The trial will focus on the atomic settlement of cross-border cross-currency transactions, with the wCBDC being the settlement asset.

“Building off Phase I, the Project Cedar Phase II x Ubin+ collaboration will provide further visibility into the functionality and interoperability of multi-currency ledger networks utilizing their own unique designs,” commented Michelle Neal, Head of the Markets Group at the New York Fed.

The two banks clarified that the experiment isn’t targeting the advancement of any policy outcomes amid mounting questions on whether the Federal Reserve has plans for a CBDC or a FedCoin as it has come to be called. The trial doesn’t in any way signal that a FedCoin is imminent, the New York Fed noted.

“Project Cedar Phase II x Ubin+ advances global efforts to evaluate the benefits of wholesale CBDCs and help build capabilities for a future financial infrastructure that is open and interoperable.

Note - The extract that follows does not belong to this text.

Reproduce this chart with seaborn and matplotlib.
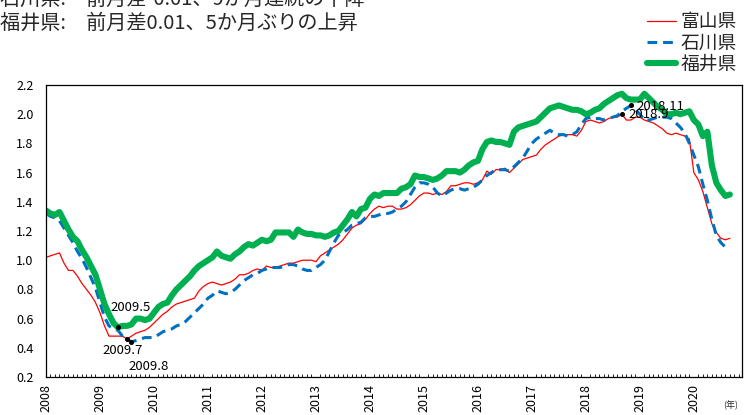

The project takes a practical approach and designs for any future wholesale CBDC to be interoperable across networks, while maintaining each network’s autonomy,” observed Leong Sing, the Deputy Managing Director (Markets & Development) at MAS.

The experiment, and many others in Thailand, South Korea, China, South Africa, Switzerland, and elsewhere, continue to explore how a CBDC can ease the notoriously slow and expensive cross-border payments system. Bitcoin SV has already proven that Satoshi’s original vision for Bitcoin makes it the most ideal cross-border payment system. With real-time transactions and fees remaining as little as a penny, BSV continues to demonstrate what an infinitely scaling blockchain network can achieve.

New York Fed testing ‘regulated liability networks’

Elsewhere, the New York Fed is partnering with some of America’s largest banks to develop regulated liability networks (RLNs) to transmit tokenized debt. The Fed is working with Citibank, HSBC, BNY Mellon, Bank of America, and more on the trial.

RLNs are an alternative to CBDCs, enabling the central bank money to exist on the same distributed ledger as commercial bank money and any other electronic currency.

“It may be possible for central banks and regulators to create a new direction for the regulated sector through a slight pivot in existing CBDC projects and the nascent tokenization of commercial bank money. They may adopt a broader view of the task at hand — not the tokenization of central bank liabilities, but the tokenization of all regulated liabilities on a common platform,” Citi’s Tony McLaughlin commented.

The New York Fed continues to experiment with CBDCs, and earlier this month, it released a report on the first phase of Project Cedar, its wholesale CBDC experiment. In its three-month Phase 1 trial, the bank focused on foreign exchange transactions, a market that sees over $7 trillion daily volume but is still plagued by slow transactions.

Project Cedar proved that using a wholesale CBDC can cut down the transaction time from days to a mere ten seconds, the New York Fed’s report stated.